Question

Help with Homework? :
Oxalic acid, C2O4H2, is a polyprotic acid with Ka1 = 5.9 × 10-2 and Ka2 = 6.4 × 10-5.
a. Write the equilibrium equations and Ka expressions for the two successive ionizations of oxalic acid.
b. For the amphoteric substance C2O4H-, predict whether it is more likely to act as an acid or a base

Answer 1

For (a) would it be in the format :
\[K= [C]^{c}[D]^{d}\div [A]^{a}[B ]^{b}\]

Answer 2

@fifib there are two Ka values because there are two protons on that acid. it's polyprotic. one ka value for each one.

Answer 3

can you write out what the two expressions would be?

\[\frac{ [PRODUCTS] }{ [REACTANTS] } = Ka \]

Answer 4

If I'm given oxalic acid, do i have to break it up into reactants and products? @Photon336

Answer 5

yeah, you have to write the dissociation equation for oxalic acid in order to write the equilibrium expression.

Answer 6

C2H2O4 ↔ C2O4-+ 2 H+ @aaronq like that?

Answer 7

The first dissociation is like this:

so the equation is: \(\sf C_2O_4H_2\rightarrow HC_2O^{-}_4+H^+\)

the second hydrogen (more accurately, proton) comes off next, make sure the charges are correct.
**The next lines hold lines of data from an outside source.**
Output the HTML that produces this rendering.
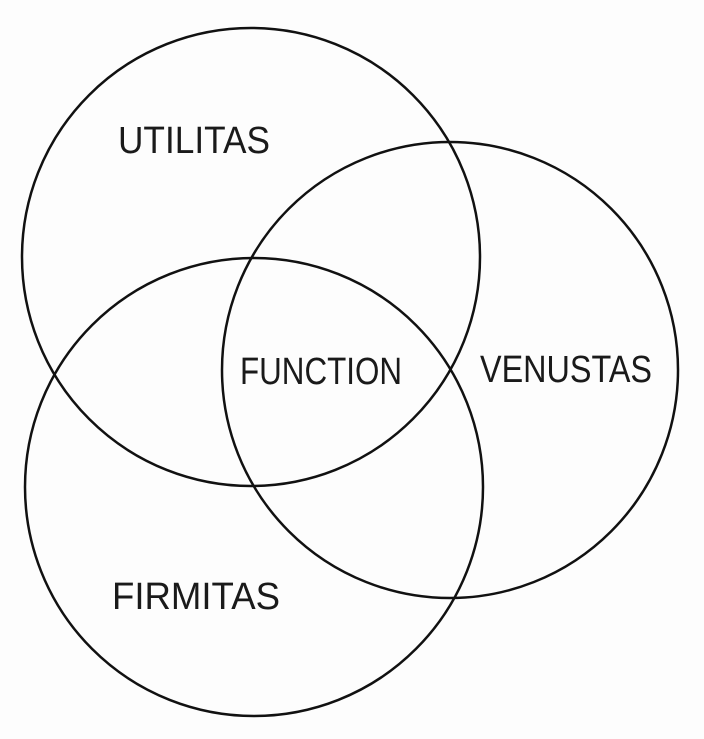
<!DOCTYPE html>
<html><head><meta charset="utf-8"><style>
html,body{margin:0;padding:0;background:#fdfdfd;}
svg{display:block;}
text{font-family:"Liberation Sans",sans-serif;font-size:38px;fill:#1a1a1a;}
</style></head><body>
<svg width="704" height="739" viewBox="0 0 704 739" xmlns="http://www.w3.org/2000/svg">
<g fill="none" stroke="#111" stroke-width="2.5">
<circle cx="251" cy="257" r="229"/>
<circle cx="450" cy="370" r="228"/>
<circle cx="254" cy="487" r="229"/>
</g>
<text x="118" y="153" textLength="152" lengthAdjust="spacingAndGlyphs">UTILITAS</text>
<text x="240" y="384" textLength="162" lengthAdjust="spacingAndGlyphs">FUNCTION</text>
<text x="480" y="382" textLength="172" lengthAdjust="spacingAndGlyphs">VENUSTAS</text>
<text x="112" y="609" textLength="168" lengthAdjust="spacingAndGlyphs">FIRMITAS</text>
</svg>
</body></html>
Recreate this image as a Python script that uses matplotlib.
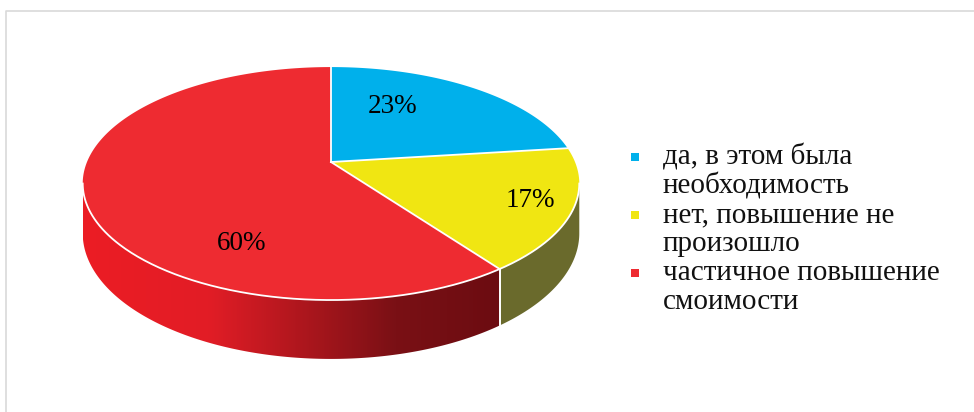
import numpy as np
import matplotlib
matplotlib.use('Agg')
import matplotlib.pyplot as plt
from matplotlib.patches import Polygon
from matplotlib.colors import LinearSegmentedColormap
from matplotlib.lines import Line2D

# ---- data ----
categories = ['да, в этом была\nнеобходимость',
              'нет, повышение не\nпроизошло',
              'частичное повышение\nсмоимости']
values = [23, 17, 60]
pct_labels = ['23%', '17%', '60%']

# ---- style ----
top_colors = ['#00B0EB', '#F0E612', '#EE2B31']
side_colors = ['#0A6E96', '#6A6A2C', None]  # red side uses a gradient
label_xy = [(393, 106), (530, 200), (242, 243)]

W, H = 974, 412
fig = plt.figure(figsize=(W / 100, H / 100), dpi=100)
ax = fig.add_axes([0, 0, 1, 1])
ax.set_xlim(0, W)
ax.set_ylim(H, 0)
ax.axis('off')

# frame
ax.add_line(Line2D([5.5, 5.5, W], [H, 10.5, 10.5], color='#D9D9D9', lw=1.2))

# projection of a tilted, slightly perspective disc
cx, cy = 331, 162
sx, ty, k, depth = 244, 112.5, 0.185, 48


def proj(theta_deg, drop=0.0):
    th = np.radians(theta_deg)
    X = np.sin(th)
    Z = np.cos(th)
    d = 1 + k * Z
    return cx + sx * X / d, cy + (-ty * Z + drop) / d


total = float(sum(values))
bounds = np.concatenate([[0], np.cumsum(values) / total * 360.0])

# silhouette angles (cos = -k)
vis_a = np.degrees(np.arccos(-k))
vis_b = 360 - vis_a

# sides
for i in range(len(values)):
    a, b = bounds[i], bounds[i + 1]
    lo, hi = max(a, vis_a), min(b, vis_b)
    if hi <= lo:
        continue
    th = np.linspace(lo, hi, 200)
    xt, yt = proj(th)
    xb, yb = proj(th[::-1], depth)
    pts = np.column_stack([np.concatenate([xt, xb]), np.concatenate([yt, yb])])
    if side_colors[i] is not None:
        ax.add_patch(Polygon(pts, closed=True, fc=side_colors[i], ec='none', zorder=2))
    else:
        poly = Polygon(pts, closed=True, fc='none', ec='none', zorder=2)
        ax.add_patch(poly)
        cmap = LinearSegmentedColormap.from_list(
            'redside', [(0.0, '#EC1C24'), (0.30, '#E21D26'),
                        (0.75, '#7A1015'), (1.0, '#6C0C11')])
        grad = np.linspace(0, 1, 512).reshape(1, -1)
        x0, x1 = pts[:, 0].min(), pts[:, 0].max()
        y0, y1 = pts[:, 1].min(), pts[:, 1].max()
        im = ax.imshow(grad, cmap=cmap, extent=[x0, x1, y1, y0],
                       aspect='auto', zorder=2, interpolation='bilinear')
        im.set_clip_path(poly)
    # white vertical edge at slice boundary visible on the side
    for edge in (a, b):
        if vis_a < edge < vis_b:
            ex0, ey0 = proj(edge)
            ex1, ey1 = proj(edge, depth)
            ax.add_line(Line2D([ex0, ex1], [ey0, ey1], color='white', lw=1.3, zorder=3))

# top faces
for i in range(len(values)):
    a, b = bounds[i], bounds[i + 1]
    th = np.linspace(a, b, 300)
    xt, yt = proj(th)
    pts = np.column_stack([np.concatenate([[cx], xt]), np.concatenate([[cy], yt])])
    ax.add_patch(Polygon(pts, closed=True, fc=top_colors[i], ec='none', zorder=4))

# white edges on top
for edge in bounds[:-1]:
    ex, ey = proj(edge)
    ax.add_line(Line2D([cx, ex], [cy, ey], color='white', lw=1.3, zorder=5))
th = np.linspace(vis_a, vis_b, 300)
xt, yt = proj(th)
ax.plot(xt, yt, color='white', lw=1.3, zorder=5)

# percentage labels
for (lx, ly), txt in zip(label_xy, pct_labels):
    ax.text(lx, ly, txt, ha='center', va='center', fontsize=19.5,
            family='Liberation Serif', color='black', zorder=6)

# legend
leg_x, leg_y0, line_h = 635, 157, 29
y = leg_y0
for col, cat in zip(top_colors, categories):
    ax.add_patch(Polygon([[leg_x - 4, y - 4], [leg_x + 4, y - 4],
                          [leg_x + 4, y + 4], [leg_x - 4, y + 4]],
                         closed=True, fc=col, ec='none', zorder=6))
    for j, line in enumerate(cat.split('\n')):
        ax.text(leg_x + 28, y + j * line_h, line, ha='left', va='center',
                fontsize=21, family='Liberation Serif', color='#111111', zorder=6)
    y += line_h * len(cat.split('\n'))

fig.savefig('out.png', dpi=100)
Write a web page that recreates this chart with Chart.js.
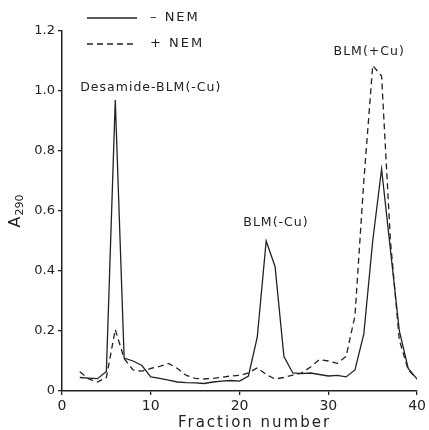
<!DOCTYPE html>
<html>
<head>
<meta charset="utf-8">
<script src="https://cdn.jsdelivr.net/npm/chart.js@4.4.1/dist/chart.umd.min.js"></script>
<style>
  html, body { margin: 0; padding: 0; background: #fff; }
  #wrap { width: 429px; height: 430px; }
</style>
</head>
<body>
<div id="wrap"><canvas id="myChart" width="429" height="430"></canvas></div>
<script>
// fraction numbers and A290 readings
const fractions = [2, 3, 4, 5, 6, 7, 8, 9, 10, 11, 12, 13, 14, 15, 16, 17, 18, 19, 20, 21,
  22, 23, 24, 25, 26, 27, 28, 29, 30, 31, 32, 33, 34, 35, 36, 37, 38, 39, 40];

const minusNEM = [0.045, 0.043, 0.041, 0.065, 0.97, 0.11, 0.1, 0.085, 0.047, 0.042,
  0.036, 0.03, 0.028, 0.027, 0.025, 0.03, 0.033, 0.035, 0.033, 0.05,
  0.18, 0.5, 0.415, 0.115, 0.06, 0.058, 0.06, 0.055, 0.05, 0.052,
  0.047, 0.07, 0.19, 0.5, 0.74, 0.47, 0.2, 0.075, 0.04];

const plusNEM = [0.064, 0.04, 0.03, 0.045, 0.205, 0.108, 0.07, 0.066, 0.075, 0.082,
  0.092, 0.075, 0.052, 0.042, 0.04, 0.042, 0.046, 0.05, 0.052, 0.06,
  0.077, 0.055, 0.04, 0.045, 0.053, 0.06, 0.08, 0.105, 0.1, 0.092,
  0.115, 0.25, 0.7, 1.085, 1.05, 0.5, 0.17, 0.07, 0.04];

const yTicks = [0, 0.2, 0.4, 0.6, 0.8, 1.0, 1.2];
const xTicks = [0, 10, 20, 30, 40];

const peakLabels = [
  { text: "Desamide-BLM(-Cu)", x: 10, y: 1.012 },
  { text: "BLM(-Cu)", x: 24.1, y: 0.561 },
  { text: "BLM(+Cu)", x: 34.6, y: 1.13 }
];

const ink = "#222";
const font = "'DejaVu Sans', sans-serif";

function toPoints(xs, ys) {
  return xs.map((x, i) => ({ x: x, y: ys[i] }));
}

const annotations = {
  id: "annotations",
  afterDraw(chart) {
    const ctx = chart.ctx;
    const xs = chart.scales.x;
    const ys = chart.scales.y;
    const area = chart.chartArea;
    ctx.save();
    ctx.fillStyle = ink;
    ctx.strokeStyle = ink;
    ctx.textBaseline = "middle";

    // peak names
    ctx.font = "12.5px " + font;
    ctx.letterSpacing = "1px";
    ctx.textAlign = "center";
    peakLabels.forEach((p) => {
      ctx.fillText(p.text, xs.getPixelForValue(p.x), ys.getPixelForValue(p.y));
    });

    // legend
    ctx.lineWidth = 1.3;
    ctx.beginPath();
    ctx.moveTo(area.left + 25, area.top - 13);
    ctx.lineTo(area.left + 75, area.top - 13);
    ctx.stroke();
    ctx.setLineDash([6, 4]);
    ctx.beginPath();
    ctx.moveTo(area.left + 25, area.top + 13);
    ctx.lineTo(area.left + 75, area.top + 13);
    ctx.stroke();
    ctx.setLineDash([]);
    ctx.font = "13px " + font;
    ctx.letterSpacing = "2px";
    ctx.textAlign = "left";
    ctx.fillText("\u2013 NEM", area.left + 88, area.top - 13);
    ctx.fillText("+ NEM", area.left + 88, area.top + 13);

    // x title
    ctx.font = "15px " + font;
    ctx.letterSpacing = "2px";
    ctx.textAlign = "center";
    ctx.fillText("Fraction number", area.left + (area.right - area.left) / 2 + 15, 423);

    // y title
    ctx.translate(17, (area.top + area.bottom) / 2);
    ctx.rotate(-Math.PI / 2);
    ctx.letterSpacing = "0px";
    ctx.textAlign = "left";
    ctx.font = "16px " + font;
    const aw = ctx.measureText("A").width;
    ctx.font = "11px " + font;
    const sw = ctx.measureText("290").width;
    const start = -(aw + sw + 1) / 2;
    ctx.font = "16px " + font;
    ctx.fillText("A", start, -1);
    ctx.font = "11px " + font;
    ctx.fillText("290", start + aw + 1, 3);
    ctx.restore();
  }
};

const chart = new Chart(document.getElementById("myChart"), {
  type: "line",
  data: {
    datasets: [
      {
        label: "- NEM",
        data: toPoints(fractions, minusNEM),
        borderColor: ink,
        borderWidth: 1.3,
        pointRadius: 0,
        tension: 0,
        fill: false
      },
      {
        label: "+ NEM",
        data: toPoints(fractions, plusNEM),
        borderColor: ink,
        borderWidth: 1.3,
        borderDash: [6, 4],
        pointRadius: 0,
        tension: 0,
        fill: false
      }
    ]
  },
  options: {
    responsive: false,
    animation: false,
    layout: { padding: { top: 31, right: 5, left: 0, bottom: 0 } },
    plugins: {
      legend: { display: false },
      tooltip: { enabled: false }
    },
    scales: {
      x: {
        type: "linear",
        min: 0,
        max: 40,
        afterBuildTicks: (scale) => { scale.ticks = xTicks.map((v) => ({ value: v })); },
        afterFit: (scale) => { scale.height = 39; },
        grid: { drawOnChartArea: false, drawTicks: true, tickLength: 4, color: ink, lineWidth: 1.3 },
        border: { display: true, color: ink, width: 1.5 },
        ticks: {
          color: ink,
          font: { family: font, size: 14 },
          padding: 3,
          maxRotation: 0
        }
      },
      y: {
        type: "linear",
        min: 0,
        max: 1.2,
        afterBuildTicks: (scale) => { scale.ticks = yTicks.map((v) => ({ value: v })); },
        afterFit: (scale) => { scale.width = 62; },
        grid: { drawOnChartArea: false, drawTicks: true, tickLength: 4, color: ink, lineWidth: 1.3 },
        border: { display: true, color: ink, width: 1.5 },
        ticks: {
          color: ink,
          font: { family: font, size: 13 },
          padding: 3,
          callback: (v) => (v === 0 ? "0" : v.toFixed(1))
        }
      }
    }
  },
  plugins: [annotations]
});
</script>
</body>
</html>
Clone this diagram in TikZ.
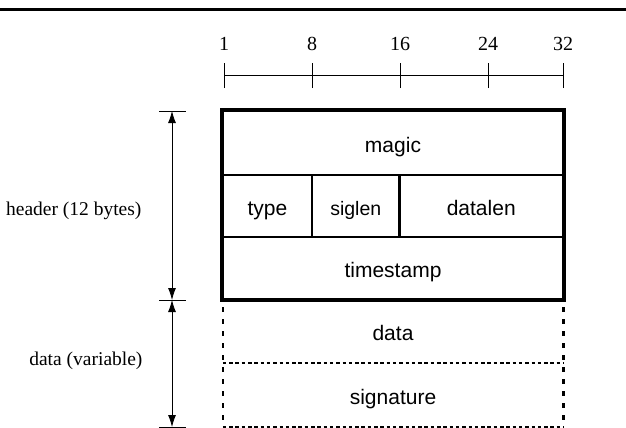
\documentclass[tikz,border=0pt]{standalone}
\usepackage{fontspec}
\setmainfont{Liberation Serif}
\setsansfont{Liberation Sans}
\usepackage{tikz}
\usetikzlibrary{arrows.meta,positioning,calc}
\tikzset{
  field/.style={draw, line width=2.4pt, inner sep=0pt, minimum width=#1,
    text height=21pt, text depth=3pt,
    font=\sffamily\fontsize{21}{24}\selectfont},
  field/.default=340pt,
  optfield/.style={inner sep=0pt, minimum width=340pt,
    text height=21pt, text depth=3pt,
    font=\sffamily\fontsize{21}{24}\selectfont},
  hdash/.style={line width=2.4pt, dash pattern=on 3.5pt off 2.8pt},
  vdash/.style={line width=2.6pt, dash pattern=on 4.5pt off 7.5pt},
  dim/.style={{Latex[length=12pt,width=8pt]}-{Latex[length=12pt,width=8pt]}, line width=0.8pt},
}

\begin{document}
\begin{tikzpicture}[x=1pt, y=-1pt,
  lbl/.style={font=\fontsize{19.5}{22}\selectfont, anchor=base east},
  digit/.style={font=\fontsize{20}{22}\selectfont, anchor=base},
  tick/.style={line width=0.8pt}]
  \useasboundingbox (0,0) rectangle (626,428);
  \coordinate (ruleL) at (0,10);
  \coordinate (ruleR) at (626,10);
  \draw[line width=3pt] (ruleL) -- (ruleR);
  % bit ruler
  \foreach \x/\n in {224/1, 312/8, 400/16, 488/24, 563/32} {
    \node[digit] (bit\n) at (\x,50.7) {\n};
    \coordinate (tk\n) at (\x,75);
    \draw[tick] ([yshift=-13pt]tk\n) -- ([yshift=12pt]tk\n);
  }
  \draw[tick] (tk1) -- (tk32);
  % header
  \node[field, minimum height=64pt] (magic) at (393,143) {magic};
  \node[field=89pt, minimum height=62pt] (type) at (267.5,206) {type};
  \node[field=87.5pt, minimum height=62pt, font=\sffamily\fontsize{19.5}{22}\selectfont] (siglen) at (355.75,206) {siglen};
  \node[field=163.5pt, minimum height=62pt] (datalen) at (481.25,206) {datalen};
  \node[field, minimum height=62.5pt] (stamp) at (393,268.25) {timestamp};
  \draw[line width=3pt] (magic.north west) rectangle (stamp.south east);
  % payload
  \node[optfield, minimum height=63.5pt] (data) at (393,331.25) {data};
  \node[optfield, minimum height=64pt] (sig) at (393,395) {signature};
  \draw[hdash] (data.south west) -- (data.south east);
  \draw[hdash] (sig.south west) -- (sig.south east);
  \draw[vdash] ([yshift=4pt]data.north west) -- (sig.south west);
  \draw[vdash] ([yshift=4pt]data.north east) -- (sig.south east);
  % sizes
  \coordinate (hdrtop) at (172,111);
  \coordinate (hdrbot) at (172,300);
  \coordinate (datbot) at (172,427);
  \foreach \c in {hdrtop, hdrbot, datbot}
    \draw[tick] ([xshift=-13pt]\c) -- ([xshift=14pt]\c);
  \draw[dim] (hdrtop) -- (hdrbot);
  \draw[dim] (hdrbot) -- (datbot);
  \node[lbl] (hdrlbl) at (145,215) {header (12 bytes)};
  \node[lbl] (datlbl) at (146,365) {data (variable)};
\end{tikzpicture}
\end{document}
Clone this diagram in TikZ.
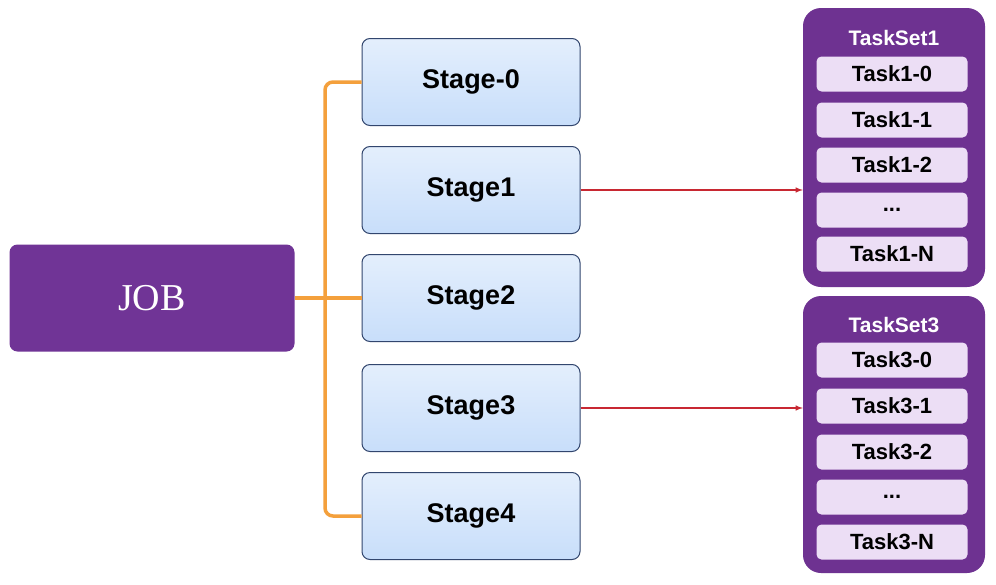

Note that because the molecule is symmetric, it doesn't matter which proton comes off first.

Also, the first Ka is associated with the first dissociation and the second Ka with the second proton.

Answer 8

\[{[HC2O4^{-}][H ^{+}]\div [C2O4H2]}\] ? @aaronq

Answer 9

that's almost it, remember it has to be an equation, so you need an equal sign:

\(\sf K_A=\dfrac {[HC_2O_4^-][H ^{+}]} {[C_2O_4H_2]}\)

Answer 10

@aaronq Oh okay . I think i already asked this once, but do i have to substitute their molar masses?

Answer 11

Not their molar masses, the square brackets mean concentration in molarity units (mol/L).

The question itself doesn't ask you to solve for anything though, so thats not necessary (for the question).